Il suffit de traduire littéralement :

« Si cet angle (Socrate le montre évidemment sur la figure tracée, et ses indications corrigent ce que son langage a de peu précis) est tel qu’à côté de la ligne donnée, par laquelle on le sous-tend, il manque (pour aller jusqu’à la circonférence du cercle) un angle précisément tel que le sous-tendu lui-même…[2]. »

V. Nous ne proposerons pas, au lieu de χωρίον, une leçon d’un hellénisme douteux ; τοῦτο τὸ χωρίον se rapporte d’ailleurs nettement au τόδε τὸ χωρίον τρίγωνον qui le précède.

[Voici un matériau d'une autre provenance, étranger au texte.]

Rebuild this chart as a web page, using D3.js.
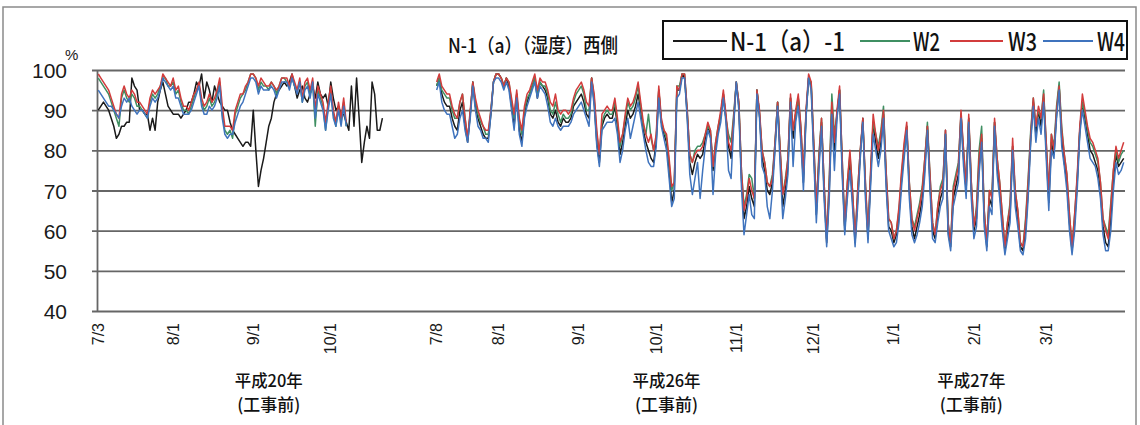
<!DOCTYPE html>
<html>
<head>
<meta charset="utf-8">
<script src="https://cdn.jsdelivr.net/npm/d3@7"></script>
<style>
body{margin:0;background:#fff;}
svg{display:block;}
</style>
</head>
<body>
<svg id="svg" width="1140" height="425"></svg>
<script>
// x axis: one category per day, two observation periods
var periodNames = ["H20", "H26"];
var periodStart = ["2008-07-03", "2014-07-08"];
var periodDays = [131, 267];
var tickLabels = [["7/3","8/1","9/1","10/1"], ["7/8","8/1","9/1","10/1","11/1","12/1","1/1","2/1","3/1"]];
var yTicks = [40, 50, 60, 70, 80, 90, 100];
var seriesNames = ["N-1（a）-1", "W2", "W3", "W4"];
var sectionLabels = ["平成20年", "平成26年", "平成27年"];
var sectionSub = "(工事前)";
var title = "N-1（a）（湿度）西側";

// humidity % (period 1 = H20)
var n1_2008 = [90,91,92,91,90,88,86,83,84,86, 86,87,87,98,96,95,90,90,89,89,
  85,88,85,92,95,97,94,91,90,89, 89,89,88,89,90,92,92,94,97,96,
  99,93,97,95,92,96,94,92,91,90, 90,87,85,84,83,82,81,82,82,81,
  90,80,71,75,78,82,86,88,92,94, 95,96,97,96,97,99,96,93,95,96,
  93,92,94,96,93,97,94,93,94,91, 97,93,90,91,89,89,87,85,96,86,
  98,88,77,82,86,83,97,94,85,85,88];
var w2_2008 = [98,97,96,95,94,92,90,88,86,93, 95,93,92,94,93,91,91,90,89,88,
  92,94,93,94,96,98,98,96,96,97, 94,95,92,90,90,89,91,93,95,96,
  92,90,91,93,91,92,94,97,89,85, 84,85,83,89,91,93,94,95,97,99,
  99,98,95,97,96,96,95,97,96,94, 96,98,98,97,96,98,96,95,97,92,
  96,97,94,97,86,95,93,91,85,91, 95,89,86,91,87,92,86];
var w3_2008 = [99,98,97,96,95,93,91,89,88,94, 96,94,93,95,94,92,92,91,90,89,
  93,95,94,95,96,99,98,97,96,98, 95,96,93,91,91,90,92,94,95,97,
  93,91,92,94,92,93,95,98,91,86, 86,86,85,90,92,94,94,96,97,99,
  99,98,96,98,97,96,96,97,96,95, 96,98,98,98,96,99,97,95,98,93,
  97,98,95,98,90,96,94,92,87,92, 96,90,87,92,88,93,87];
var w4_2008 = [95,94,93,92,91,91,90,89,88,91, 93,92,93,91,90,89,90,90,89,88,
  91,93,92,93,95,98,97,96,95,96, 93,93,91,89,89,89,90,92,94,96,
  91,89,89,91,90,91,93,96,88,84, 83,84,84,87,89,91,92,94,96,98,
  98,97,94,96,95,95,95,96,95,93, 95,97,97,97,95,98,96,94,97,92,
  95,96,93,97,88,94,92,90,85,90, 94,88,86,90,86,91,86];

// period 2 = H26 / H27
var n1_2014 = [96,98,94,92,91,91,88,86,85,90, 92,86,82,89,97,91,88,86,84,83,
  83,89,97,99,99,98,96,98,96,91, 86,94,85,82,89,92,94,96,98,93,
  97,96,95,93,89,88,90,87,86,88, 87,87,88,91,92,93,94,92,89,88,
  98,92,82,77,86,88,89,88,88,91, 86,79,82,86,90,88,89,91,94,90,
  85,82,80,78,77,82,95,87,84,82, 75,67,70,95,95,99,98,89,77,74,
  77,79,78,79,83,86,84,75,81,85, 89,94,88,81,78,87,97,91,73,63,
  66,71,68,66,95,89,78,75,70,69, 72,81,92,79,66,70,76,93,83,89,
  93,84,72,89,98,96,80,64,77,87, 70,57,70,91,80,89,95,76,60,70,
  78,68,57,68,79,88,70,58,73,87, 82,78,82,89,73,61,60,57,59,64,
  73,80,86,70,61,58,61,64,68,76, 86,72,60,58,64,68,70,85,60,56,
  68,71,74,89,78,70,88,70,60,63, 76,83,63,56,68,66,87,76,70,62,
  55,60,64,81,68,63,56,55,60,70, 83,92,84,90,86,93,80,67,82,79,
  89,96,83,77,72,62,55,62,72,85, 92,88,84,80,79,77,75,70,61,57,
  56,63,73,79,76,77,78];
var w2_2014 = [96,98,95,94,93,93,90,88,88,92, 94,88,83,89,97,92,89,87,86,84,
  84,90,97,99,99,98,96,98,97,92, 88,94,87,84,90,93,94,96,98,94,
  97,96,96,94,90,89,92,89,87,89, 88,88,89,92,94,95,96,94,90,90,
  98,93,84,79,87,89,90,89,89,92, 87,81,84,88,92,90,91,93,96,91,
  86,84,89,83,80,83,95,87,85,83, 77,70,72,96,96,99,99,90,79,77,
  80,81,81,82,84,86,85,76,82,86, 89,94,88,84,82,89,97,92,75,66,
  69,74,73,68,95,89,80,77,72,71, 74,82,92,80,69,73,78,93,85,89,
  93,86,74,89,98,97,82,66,79,88, 72,58,73,94,84,89,95,78,61,72,
  79,70,58,70,80,87,72,59,74,87, 84,81,85,91,75,63,62,58,60,65,
  74,81,86,72,63,61,64,67,71,78, 87,74,62,59,66,71,73,84,62,57,
  71,74,77,89,80,72,88,72,61,66, 80,86,65,57,70,69,87,78,72,64,
  56,62,67,81,70,65,57,56,63,73, 85,93,86,90,88,95,82,70,84,81,
  91,97,86,79,74,64,56,64,73,85, 92,89,85,82,81,79,77,72,63,61,
  59,67,75,80,77,79,80];
var w3_2014 = [97,99,96,95,94,94,91,89,88,92, 94,88,83,90,97,93,90,88,86,85,
  85,90,97,99,99,98,96,98,97,93, 89,95,88,85,91,94,95,97,99,95,
  98,97,97,95,92,91,94,90,89,90, 90,89,90,93,95,96,97,95,92,91,
  98,94,85,79,89,90,91,90,90,93, 88,82,84,89,93,91,92,94,97,92,
  87,84,82,84,80,84,96,88,85,84, 78,71,72,96,95,99,99,90,79,77,
  79,80,80,81,84,87,85,76,82,86, 90,95,89,82,80,88,97,92,75,65,
  68,73,70,68,95,90,80,77,72,71, 73,82,92,80,69,72,78,94,85,90,
  94,86,74,90,99,97,82,66,78,88, 72,58,72,92,82,90,96,78,61,72,
  80,70,58,70,80,88,72,59,75,89, 84,80,84,90,75,63,62,58,60,66,
  75,82,87,72,63,60,63,66,70,78, 86,74,62,59,66,70,72,85,62,57,
  70,73,76,90,80,71,89,72,61,65, 78,84,65,57,70,68,88,78,72,64,
  56,62,66,83,70,65,57,56,62,72, 84,93,86,91,88,94,82,70,84,80,
  90,96,85,79,74,64,56,64,74,86, 94,90,86,83,82,80,78,72,63,60,
  58,66,75,81,78,80,82];
var w4_2014 = [95,97,92,90,89,89,86,83,84,88, 90,85,82,88,96,90,86,85,83,83,
  82,89,97,98,98,97,95,97,95,90, 85,93,84,81,88,91,93,95,97,93,
  96,95,94,91,87,86,88,86,85,86, 86,86,87,89,90,91,92,90,88,86,
  97,91,81,76,85,86,87,87,87,88, 84,77,80,85,88,83,86,89,92,88,
  84,80,77,76,76,81,93,86,83,80, 73,66,68,93,94,98,98,88,74,69,
  73,77,68,75,81,85,83,69,79,84, 87,93,87,75,73,86,97,90,71,59,
  64,69,64,63,94,88,76,74,66,63, 70,80,91,76,63,68,74,92,76,87,
  91,82,70,88,98,95,78,62,75,86, 68,56,68,89,75,88,94,74,59,68,
  75,66,56,66,78,87,68,57,71,84, 80,76,80,88,71,60,58,56,57,62,
  71,78,85,68,59,57,59,62,66,74, 85,70,58,57,62,66,68,84,59,55,
  66,69,72,88,76,68,87,68,58,61, 74,82,61,55,66,64,86,74,68,60,
  54,58,62,80,66,61,55,54,58,68, 82,91,82,88,84,92,78,65,80,78,
  88,95,81,76,70,60,54,60,70,84, 90,86,82,78,77,76,73,68,59,55,
  55,60,70,77,74,75,77];

var colors = ["#1a1a1a", "#3f8f62", "#d23c3c", "#3f73bd"];

// build daily categories
var cats = [];
periodStart.forEach(function(s, p) {
	var t0 = new Date(s + "T00:00:00Z").getTime();
	for (var k = 0; k < periodDays[p]; k++) {
		var t = new Date(t0 + k * 86400000);
		cats.push({key: periodNames[p] + ":" + k, label: (t.getUTCMonth() + 1) + "/" + t.getUTCDate(), period: p});
	}
});

function pad(a, n) { return a.concat(new Array(n - a.length).fill(null)); }
var series = [
	pad(n1_2008, periodDays[0]).concat(n1_2014),
	pad(w2_2008, periodDays[0]).concat(w2_2014),
	pad(w3_2008, periodDays[0]).concat(w3_2014),
	pad(w4_2008, periodDays[0]).concat(w4_2014)
];

var svg = d3.select("#svg");
var jpFont = "Noto Sans CJK JP, sans-serif";
var numFont = "Liberation Sans, Arial, sans-serif";

// scanned page frame
svg.append("rect").attr("x", 3).attr("y", 7).attr("width", 1133).attr("height", 440)
	.attr("fill", "none").attr("stroke", "#8a8a8a").attr("stroke-width", 1.5);

var scaleX = d3.scaleBand().domain(cats.map(function(d) { return d.key; })).range([97, 1125]).padding(0);
var cx = function(k) { return scaleX(k) + scaleX.bandwidth() / 2; };
var scaleY = d3.scaleLinear().domain([40, 100]).range([311, 70]);

// Y axis + grid
var gAxisY = svg.append("g").attr("transform", "translate(92,0)")
	.call(d3.axisLeft(scaleY).tickValues(yTicks).tickSizeInner(-(1125 - 92)).tickSizeOuter(0).tickPadding(25));
gAxisY.select(".domain").remove();
gAxisY.selectAll("line").attr("stroke", "#666").attr("stroke-width", 1.8);
gAxisY.selectAll("text").attr("font-family", numFont)
	.attr("font-size", 21).attr("fill", "#1a1a1a").attr("dy", "0.36em");
svg.append("line").attr("x1", 97.5).attr("x2", 97.5).attr("y1", 70).attr("y2", 311)
	.attr("stroke", "#666").attr("stroke-width", 1.8);
svg.append("text").attr("x", 65).attr("y", 60).text("%")
	.attr("font-family", numFont).attr("font-size", 15).attr("fill", "#1a1a1a");

// X axis labels (rotated)
var tickKeys = cats.filter(function(d, i) {
	var prevSame = i > 0 && cats[i - 1].period === d.period;
	return tickLabels[d.period].indexOf(d.label) >= 0 && (!prevSame || d.label.split("/")[1] === "1");
}).map(function(d) { return d.key; });
var labelOf = {};
cats.forEach(function(d) { labelOf[d.key] = d.label; });
var gAxisX = svg.append("g").attr("transform", "translate(0,311)")
	.call(d3.axisBottom(scaleX).tickValues(tickKeys).tickFormat(function(k) { return labelOf[k]; }).tickSize(0));
gAxisX.select(".domain").remove();
gAxisX.selectAll("text")
	.attr("transform", "rotate(-90)").attr("text-anchor", "end")
	.attr("x", -12).attr("y", 0).attr("dy", "0.35em")
	.attr("font-family", numFont).attr("font-size", 16).attr("fill", "#1a1a1a");

// lines
var line = d3.line()
	.defined(function(d) { return d != null; })
	.x(function(d, i) { return cx(cats[i].key); })
	.y(function(d) { return scaleY(d); });
series.forEach(function(s, n) {
	svg.append("path").datum(s).attr("d", line)
		.attr("fill", "none").attr("stroke", colors[n]).attr("stroke-width", 1.5)
		.attr("stroke-linejoin", "round");
});

// title
svg.append("text").attr("x", 448).attr("y", 53).text(title)
	.attr("font-family", jpFont).attr("font-size", 20).attr("font-weight", 500).attr("fill", "#111")
	.attr("textLength", 170).attr("lengthAdjust", "spacingAndGlyphs");

// legend
svg.append("rect").attr("x", 663).attr("y", 21).attr("width", 464).attr("height", 38)
	.attr("fill", "#fff").attr("stroke", "#111").attr("stroke-width", 2);
var legLine = [[673, 727], [860, 910], [950, 1003], [1043, 1093]];
var legText = [[730, 115], [913, 27], [1008, 29], [1097, 28]];
seriesNames.forEach(function(name, n) {
	svg.append("line").attr("x1", legLine[n][0]).attr("x2", legLine[n][1]).attr("y1", 41).attr("y2", 41)
		.attr("stroke", colors[n]).attr("stroke-width", 1.8);
	svg.append("text").attr("x", legText[n][0]).attr("y", 51).text(name)
		.attr("font-family", jpFont).attr("font-size", 25).attr("font-weight", 500).attr("fill", "#111")
		.attr("textLength", legText[n][1]).attr("lengthAdjust", "spacingAndGlyphs");
});

// period labels under the axis
var sectionAt = ["H20:66", "H26:89", "H26:207"];
sectionLabels.forEach(function(lab, n) {
	var x = cx(sectionAt[n]);
	svg.append("text").attr("x", x).attr("y", 387).attr("text-anchor", "middle").text(lab)
		.attr("font-family", jpFont).attr("font-size", 17).attr("font-weight", 500).attr("fill", "#111")
		.attr("textLength", 68).attr("lengthAdjust", "spacingAndGlyphs");
	svg.append("text").attr("x", x).attr("y", 411).attr("text-anchor", "middle").text(sectionSub)
		.attr("font-family", jpFont).attr("font-size", 17).attr("font-weight", 500).attr("fill", "#111")
		.attr("textLength", 63).attr("lengthAdjust", "spacingAndGlyphs");
});
</script>
</body>
</html>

Il faut donc admettre, dans le langage de Platon, une certaine confusion entre la notion d’angle et celle de triangle ; ou, en d’autres termes, qu’il aura parlé suivant la définition vicieuse :

« Un angle est l’espace compris entre deux lignes qui se coupent. »

Mais si peu précise que fût la langue mathématique de Platon, pouvait-il employer une expression tout à fait ἄτοπον au temps d’Euclide ?

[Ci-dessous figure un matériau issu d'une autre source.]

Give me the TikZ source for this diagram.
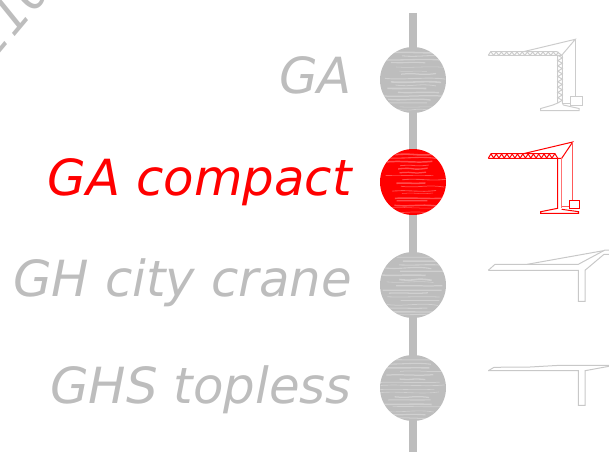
\documentclass[tikz,border=0pt]{standalone}
\usepackage{fontspec}
\setmainfont{DejaVu Sans}
\begin{document}
\begin{tikzpicture}[x=1pt,y=-1pt,
  lab/.style={anchor=base east,inner sep=0pt,font=\itshape\fontsize{49.8}{50}\selectfont,text=#1},
  dot/.style={circle,minimum size=66pt,inner sep=0pt,fill=#1},
  cr/.style={draw=#1,line width=1pt,line join=miter}]
\definecolor{gy}{HTML}{BDBDBD}
\definecolor{gl}{HTML}{CCCCCC}
\definecolor{gs}{HTML}{C8C8C8}
\useasboundingbox (0,0) rectangle (609,452);
\clip (0,0) rectangle (609,452);
% clipped fragment of a rotated label
\node[rotate=50,anchor=base west,inner sep=0pt,text=gy,font=\itshape\fontsize{49.8}{50}\selectfont] (frag) at (-7.4,62.7) {110};
% spine
\coordinate (top) at (413,13);
\coordinate (bot) at (413,452);
\draw[gy,line width=8pt] (top) -- (bot);
% nodes
\foreach \n/\y/\c/\t in {a/80/gy/GA,c/285/gy/GH city crane,d/388/gy/GHS topless,b/182/red/GA compact}{
  \node[dot=\c] (\n) at (413,\y) {};
  \begin{scope}
    \clip (413,\y) circle (33);
    \pgfmathsetseed{\y}
    \foreach \k in {1,...,17}{
      \pgfmathsetmacro{\yy}{\y-32+\k*3.6+rnd*1.6}
      \pgfmathsetmacro{\dd}{rnd*5-2.5}
      \pgfmathsetmacro{\ww}{0.5+rnd*1.1}
      \pgfmathsetmacro{\xa}{378+rnd*25}
      \pgfmathsetmacro{\xb}{425+rnd*25}
      \draw[white,opacity=0.3,line width=\ww pt] (\xa,\yy) .. controls (\xa+18,\yy+\dd) and (\xb-18,\yy-\dd) .. (\xb,\yy+0.4*\dd);
    }
  \end{scope}
}
\node[lab=gy] (la) at (352,93) {GA};
\node[lab=red] (lb) at (352,195) {GA compact};
\node[lab=gy] (lc) at (352,296) {GH city crane};
\node[lab=gy] (ld) at (352,403) {GHS topless};
% GA crane
\begin{scope}[cr=gl]
  \draw (488.3,55.3) -- (561.7,55.3) -- (575.3,39.3) -- (523.3,51.7);
  \draw (488.3,55.3) -- (490.7,51.7) -- (557,51.7) -- (561.7,55.3);
  \draw (491,52) \foreach \i in {0,...,12}{ -- ++(2.6,3.3) -- ++(2.6,-3.3)};
  \draw (557.7,55.3) -- (557.7,103) -- (553,105) -- (540.7,108.5) -- (540.7,110.7) -- (579,110.7) -- (579,108.5) -- (563.3,105) -- (562.3,103) -- (562.3,55.3);
  \draw (557.7,55.3) \foreach \i in {0,...,8}{ -- ++(4.6,2.6) -- ++(-4.6,2.7)};
  \draw (575.7,39.3) -- (575.7,96);
  \draw (570.7,96) rectangle (582.3,105.7);
  \draw (562.3,103.3) -- (570.7,103.3);
\end{scope}
% GA compact crane
\begin{scope}[cr=red]
  \draw (488.3,158.3) -- (561.7,158.3) -- (572.7,142) -- (523.3,153.7);
  \draw (488.3,158.3) -- (491,153.7) -- (555,153.7) -- (557.7,158.3);
  \draw (491,154) \foreach \i in {0,...,11}{ -- ++(2.65,4) -- ++(2.65,-4)};
  \draw (557.7,158.3) -- (557.7,208.3) -- (540.7,211.7) -- (540.7,213.3) -- (578.7,213.3) -- (578.7,211.7) -- (561.7,209.3);
  \draw[red!55] (561.7,158.3) -- (561.7,208);
  \draw[red!65] (572.7,142) -- (572.7,200.3);
  \draw (569,200.3) rectangle (579.3,208.3);
  \draw[red!65] (561.7,206) -- (569,206);
\end{scope}
% GH crane
\begin{scope}[cr=gs]
  \draw (488.3,270.3) -- (495,264.3) -- (578.3,264.3) -- (605,250) -- (609,250);
  \draw (527.3,264.3) -- (603.3,250.7);
  \draw (488.3,270.3) -- (578.3,270.3) -- (578.3,301.3) -- (585,301.3) -- (585,270.3) -- (604,254.3) -- (609,254.3);
\end{scope}
% GHS crane
\begin{scope}[cr=gs]
  \draw (488.3,370.7) -- (494,367.3) -- (530,367) -- (560,365.3) -- (609,365.3);
  \draw (488.3,370.7) -- (578.3,370.7) -- (578.3,405.3) -- (585,405.3) -- (585,370.7) -- (609,366.3);
\end{scope}
\end{tikzpicture}
\end{document}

Nous répondrions que c’est précisément en étudiant ce dernier auteur, que nous est venue l’idée de la conjecture ci-dessus. On constate, en effet, dans son langage et ses démonstrations, les traces évidentes d’habitudes géométriques antérieures et différentes. Un angle

  1. Nous dirions plutôt aujourd’hui l’angle de la base inscrite avec la tangente à l’extrémité.
  2. Παρατείνειν serait pris dans le sens classique d’ὑποτείνειν, d’où ἡ ὑποτήνουσα, la ligne qui sous-tend l’angle droit, dit constamment par Euclide pour l’hypoténuse d’un triangle rectangle. La substitution d’un préfixe à l’autre est toute naturelle chez Platon, si la ligne prise comme base était sur le côté et non à la partie inférieure de la figure.

    Quant au sens actif particulier de παρατεινάντα, il se rapporte aussi sans difficulté à la construction qui reste à faire pour l’inscription.